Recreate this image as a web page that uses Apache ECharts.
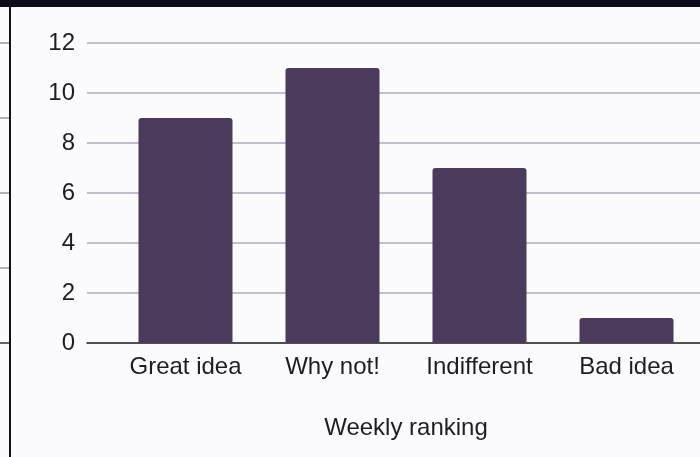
<!DOCTYPE html>
<html>
<head>
<meta charset="utf-8">
<script src="https://cdn.jsdelivr.net/npm/echarts@6/dist/echarts.min.js"></script>
<style>
  html, body { margin: 0; padding: 0; background: #fbfafc; }
  #chart { width: 700px; height: 457px; }
</style>
</head>
<body>
<div id="chart"></div>
<script>
// Weekly ranking survey results
const categories = ['Great idea', 'Why not!', 'Indifferent', 'Bad idea'];
const votes = [9, 11, 7, 1];
const yTicks = [0, 2, 4, 6, 8, 10, 12];

const FONT = '"Liberation Sans", Arial, sans-serif';
const BAR = '#4a3a5b';
const GRID_LINE = '#b1a8ba';

const chart = echarts.init(document.getElementById('chart'), null, { renderer: 'canvas' });

// gridline stubs of the neighbouring panel along the left edge
const stubYs = [43, 118, 193, 268, 343];
const stubs = stubYs.map(function (y, i) {
  return {
    type: 'line',
    shape: { x1: 0, y1: y, x2: 9, y2: y },
    style: { stroke: i === stubYs.length - 1 ? '#333' : '#9a96a0', lineWidth: 1.5 }
  };
});

chart.setOption({
  backgroundColor: '#fbfafc',
  animation: false,
  graphic: stubs.concat([
    { type: 'rect', shape: { x: 0, y: 0, width: 700, height: 7 }, style: { fill: '#0b0b1c' }, z: 10 },
    { type: 'rect', shape: { x: 9, y: 0, width: 2, height: 457 }, style: { fill: '#111' }, z: 10 }
  ]),
  grid: [
    { left: 112, width: 592, top: 43, height: 300 },
    { left: 87, right: -5, top: 43, height: 300 }
  ],
  xAxis: [
    {
      type: 'category',
      gridIndex: 0,
      data: categories,
      axisLine: { show: false },
      axisTick: { show: false },
      axisLabel: { fontFamily: FONT, fontSize: 24, color: '#1e1e22', margin: 12 },
      name: 'Weekly ranking',
      nameLocation: 'middle',
      nameGap: 73,
      nameTextStyle: { fontFamily: FONT, fontSize: 24, color: '#1e1e22', verticalAlign: 'top' }
    },
    {
      type: 'value',
      gridIndex: 1,
      min: 0, max: 1,
      axisLine: { show: true, lineStyle: { color: '#2a2a2a', width: 1.5 } },
      axisTick: { show: false },
      axisLabel: { show: false },
      splitLine: { show: false }
    }
  ],
  yAxis: [
    {
      type: 'value',
      gridIndex: 0,
      min: yTicks[0], max: yTicks[yTicks.length - 1], interval: 2,
      axisLine: { show: false },
      axisTick: { show: false },
      axisLabel: { show: false },
      splitLine: { show: false }
    },
    {
      type: 'value',
      gridIndex: 1,
      min: yTicks[0], max: yTicks[yTicks.length - 1], interval: 2,
      axisLine: { show: false },
      axisTick: { show: false },
      axisLabel: { fontFamily: FONT, fontSize: 24, color: '#1e1e22', margin: 12 },
      splitLine: { show: true, lineStyle: { color: GRID_LINE, width: 1.5 } }
    }
  ],
  series: [
    {
      type: 'bar',
      xAxisIndex: 0,
      yAxisIndex: 0,
      data: votes,
      barWidth: 94,
      itemStyle: { color: BAR, borderRadius: [3, 3, 0, 0] },
      z: 5
    }
  ]
});
</script>
</body>
</html>
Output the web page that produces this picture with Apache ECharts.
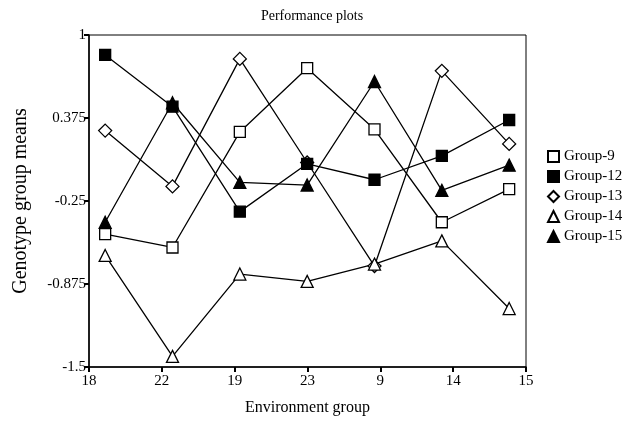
<!DOCTYPE html>
<html>
	<head>
		<meta charset="utf-8">
		<title>Performance plots</title>
	</head>
	<body style="margin:0">
		<div id="main" style="width: 641px;height:425px;"></div>
	</body>
	<script src="https://cdn.jsdelivr.net/npm/echarts@6/dist/echarts.min.js"></script>
	<script type="text/javascript">
		'use strict'

		// environment groups on the x axis
		var envGroups = ['18', '22', '19', '23', '9', '14', '15'];
		// y axis tick labels
		var yTicks = [-1.5, -0.875, -0.25, 0.375, 1];

		// genotype group means
		var group9  = [-0.50, -0.60, 0.27, 0.75, 0.29, -0.41, -0.16];
		var group12 = [0.85, 0.46, -0.33, 0.03, -0.09, 0.09, 0.36];
		var group13 = [0.28, -0.14, 0.82, 0.04, -0.74, 0.73, 0.18];
		var group14 = [-0.66, -1.42, -0.80, -0.855, -0.725, -0.55, -1.06];
		var group15 = [-0.41, 0.49, -0.11, -0.13, 0.65, -0.17, 0.02];

		var font = '"Liberation Serif", "Times New Roman", serif';

		function pts(arr) {
			return arr.map(function (v, i) { return [i, v]; });
		}

		function mk(name, data, symbol, size, filled, z) {
			return {
				name: name,
				type: 'line',
				xAxisIndex: 0,
				z: z,
				data: pts(data),
				symbol: symbol,
				symbolSize: size,
				showAllSymbol: true,
				lineStyle: { color: '#000', width: 1.3 },
				itemStyle: {
					color: filled ? '#000' : '#fff',
					borderColor: '#000',
					borderWidth: 1.3
				},
				emphasis: { disabled: true },
				animation: false
			};
		}

		var myChart = echarts.init(document.getElementById('main'));
		var option = {
			title: {
				text: 'Performance plots',
				left: 307,
				textAlign: 'center',
				top: 4,
				textStyle: { fontFamily: font, fontSize: 14, fontWeight: 'normal', color: '#000' }
			},
			legend: {
				orient: 'vertical',
				left: 542,
				top: 144,
				itemWidth: 11,
				itemHeight: 11,
				itemGap: 5,
				textStyle: { fontFamily: font, fontSize: 15, color: '#000' },
				data: [
					{ name: 'Group-9', icon: 'rect' },
					{ name: 'Group-12', icon: 'rect' },
					{ name: 'Group-13', icon: 'diamond' },
					{ name: 'Group-14', icon: 'triangle' },
					{ name: 'Group-15', icon: 'triangle' }
				]
			},
			grid: {
				left: 89,
				right: 115,
				top: 35,
				bottom: 58,
				show: true,
				borderColor: '#000',
				borderWidth: 1
			},
			xAxis: [{
				// hidden value axis that places the points
				type: 'value',
				min: -0.24,
				max: 6.25,
				show: false
			}, {
				type: 'category',
				data: envGroups,
				boundaryGap: false,
				position: 'bottom',
				name: 'Environment group',
				nameLocation: 'middle',
				nameGap: 33,
				nameTextStyle: { fontFamily: font, fontSize: 16, color: '#000' },
				axisLine: { lineStyle: { color: '#000', width: 1.5 } },
				axisTick: { lineStyle: { color: '#000', width: 2 }, length: 5 },
				axisLabel: { fontFamily: font, fontSize: 15, color: '#000', margin: 7 },
				splitLine: { show: false }
			}],
			yAxis: {
				type: 'value',
				min: -1.5,
				max: 1,
				name: 'Genotype group means',
				nameLocation: 'middle',
				nameGap: 58,
				nameTextStyle: { fontFamily: font, fontSize: 20, color: '#000' },
				axisLine: { show: true, onZero: false, lineStyle: { color: '#000', width: 1.5 } },
				axisTick: { show: true, customValues: yTicks, lineStyle: { color: '#000', width: 2 }, length: 5 },
				axisLabel: { customValues: yTicks, fontFamily: font, fontSize: 15, color: '#000', margin: 3 },
				splitLine: { show: false }
			},
			series: [
				mk('Group-9', group9, 'rect', 11, false, 2),
				mk('Group-12', group12, 'rect', 11, true, 4),
				mk('Group-13', group13, 'diamond', 13, false, 2),
				mk('Group-14', group14, 'triangle', 12, false, 2),
				mk('Group-15', group15, 'triangle', 12, true, 3)
			]
		};
		myChart.setOption(option);
	</script>
</html>
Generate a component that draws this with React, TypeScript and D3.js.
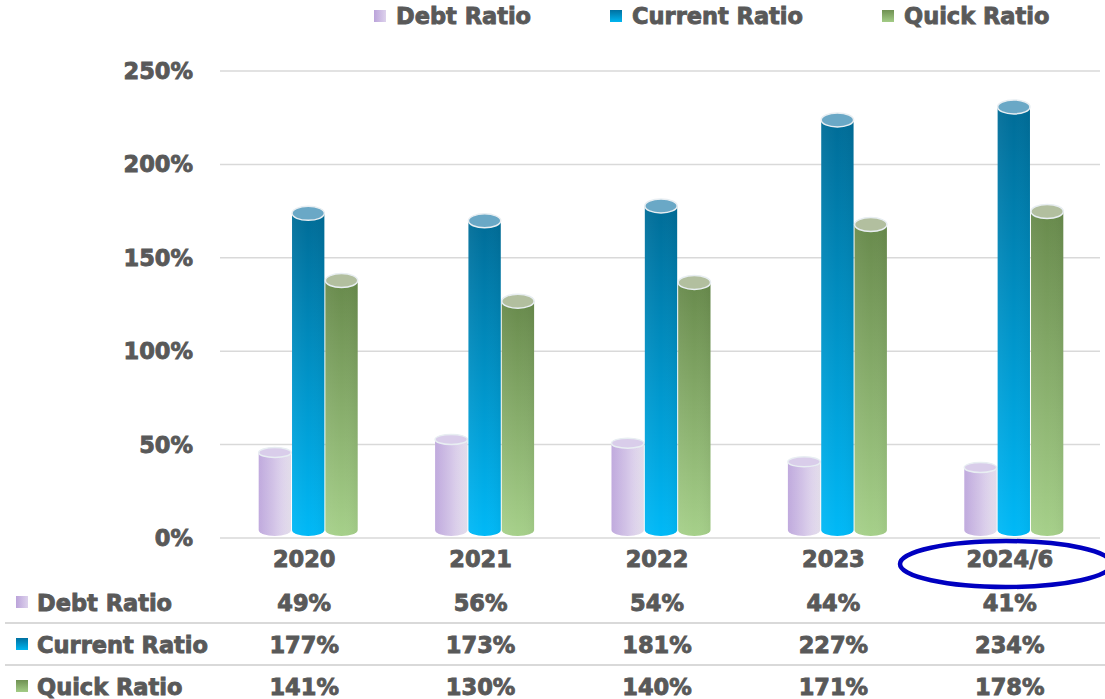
import React from "react";
import * as d3 from "d3";

const categories = ["2020", "2021", "2022", "2023", "2024/6"];
const debtRatio = [49, 56, 54, 44, 41];
const currentRatio = [177, 173, 181, 227, 234];
const quickRatio = [141, 130, 140, 171, 178];
const yTicks = [0, 50, 100, 150, 200, 250];
const seriesNames = ["Debt Ratio", "Current Ratio", "Quick Ratio"];

const W = 1105;
const H = 699;
const FONT = "'Arial Black', 'DejaVu Sans', sans-serif";
const TXT = "#595959";

const T = (props: any) => (
  <text fontFamily={FONT} fontWeight={700} fontSize={22.5} fill={TXT} stroke={TXT} strokeWidth={0.9} {...props} />
);

export default function App() {
  const x = d3.scaleBand<string>().domain(categories).range([220, 1102]);
  const y = d3.scaleLinear().domain([0, 250]).range([538, 71]);
  const inner = d3.scaleBand<number>().domain([0, 1, 2]).range([-50, 50]);
  const series = [debtRatio, currentRatio, quickRatio];
  const fills = ["url(#gDebt)", "url(#gCur)", "url(#gQuick)"];
  const topFills = ["#d9cdea", "#6aa8c6", "#b2bf9f"];
  const legendFills = ["url(#lgDebt)", "url(#lgCur)", "url(#lgQuick)"];
  const legendX = [374, 610, 882];
  const ry = 7;

  const cyl = (cx: number, bw: number, v: number, i: number, s: number) => {
    const x0 = cx - bw / 2;
    const x1 = cx + bw / 2;
    const yt = y(v) + 6;
    const yb = y(0) - 2;
    const rr = 6;
    const d = `M${x0},${yt} L${x1},${yt} L${x1},${yb - rr} A${bw / 2},${rr} 0 0 1 ${x0},${yb - rr} Z`;
    return (
      <g key={`c${i}-${s}`}>
        <path d={d} fill={fills[s]} />
        <path d={d} fill="url(#gShade)" />
        <ellipse cx={cx} cy={yt} rx={bw / 2} ry={s === 0 ? 5 : ry} fill={topFills[s]} stroke="#e8eef2" strokeWidth={1.5} />
      </g>
    );
  };

  return (
    <svg width={W} height={H} style={{ display: "block", position: "absolute", left: 0, top: 0 }}>
      <defs>
        <linearGradient id="gDebt" x1="0" y1="0" x2="1" y2="0">
          <stop offset="0" stopColor="#bda6dc" />
          <stop offset="1" stopColor="#ebe5f3" />
        </linearGradient>
        <linearGradient id="gCur" x1="0" y1="0" x2="0" y2="1">
          <stop offset="0" stopColor="#006c97" />
          <stop offset="1" stopColor="#00b9f7" />
        </linearGradient>
        <linearGradient id="gQuick" x1="0" y1="0" x2="0" y2="1">
          <stop offset="0" stopColor="#688a4c" />
          <stop offset="1" stopColor="#a6d08a" />
        </linearGradient>
        <linearGradient id="gShade" x1="0" y1="0" x2="1" y2="0">
          <stop offset="0" stopColor="#ffffff" stopOpacity="0.05" />
          <stop offset="0.5" stopColor="#ffffff" stopOpacity="0" />
          <stop offset="1" stopColor="#000000" stopOpacity="0.04" />
        </linearGradient>
        <linearGradient id="lgDebt" x1="0" y1="0" x2="1" y2="0">
          <stop offset="0" stopColor="#bba3da" />
          <stop offset="1" stopColor="#ddd2ec" />
        </linearGradient>
        <linearGradient id="lgCur" x1="0" y1="0" x2="0" y2="1">
          <stop offset="0" stopColor="#0070a0" />
          <stop offset="1" stopColor="#00b5f0" />
        </linearGradient>
        <linearGradient id="lgQuick" x1="0" y1="0" x2="0" y2="1">
          <stop offset="0" stopColor="#6f9052" />
          <stop offset="1" stopColor="#a3cc86" />
        </linearGradient>
      </defs>
      <rect width={W} height={H} fill="#fff" />

      {/* legend */}
      {seriesNames.map((n, s) => (
        <g key={n}>
          <rect x={legendX[s]} y={10} width={12} height={12} fill={legendFills[s]} />
          <T x={legendX[s] + 22} y={24}>{n}</T>
        </g>
      ))}

      {/* grid */}
      {yTicks.map((t) => (
        <g key={t}>
          <line x1={220} x2={1100} y1={y(t)} y2={y(t)} stroke="#d9d9d9" strokeWidth={1.5} />
          <T x={193} y={y(t) + 8} textAnchor="end">{t}%</T>
        </g>
      ))}

      {/* bars */}
      {categories.map((c, i) => {
        const cx = (x(c) as number) + x.bandwidth() / 2;
        return series.map((arr, s) => {
          const bx = cx + (inner(s) as number) + inner.bandwidth() / 2;
          return cyl(bx, inner.bandwidth() - 1, arr[i], i, s);
        });
      })}

      {/* category labels */}
      {categories.map((c) => (
        <T key={c} x={(x(c) as number) + x.bandwidth() / 2 - 4} y={567} textAnchor="middle">{c}</T>
      ))}

      {/* highlight ellipse */}
      <ellipse cx={1006} cy={564} rx={106} ry={23} fill="none" stroke="#0000c0" strokeWidth={4.5} />

      {/* table */}
      <line x1={5} x2={1105} y1={623} y2={623} stroke="#d9d9d9" strokeWidth={2} />
      <line x1={5} x2={1105} y1={665} y2={665} stroke="#d9d9d9" strokeWidth={2} />
      {seriesNames.map((n, s) => {
        const ty = 611 + s * 42;
        return (
          <g key={`row${n}`}>
            <rect x={16} y={ty - 15} width={12} height={12} fill={legendFills[s]} />
            <T x={37} y={ty}>{n}</T>
            {categories.map((c, i) => (
              <T key={c} x={(x(c) as number) + x.bandwidth() / 2 - 4} y={ty} textAnchor="middle">{series[s][i]}%</T>
            ))}
          </g>
        );
      })}
    </svg>
  );
}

Problem –
Look above and copy only the lines from the one holding "Generate a component" to the one holding "import * as", both included, exactly, minus the pictures.

Output below –
Generate a component that draws this with React, TypeScript and D3.js.
import React from "react";
import * as d3 from "d3";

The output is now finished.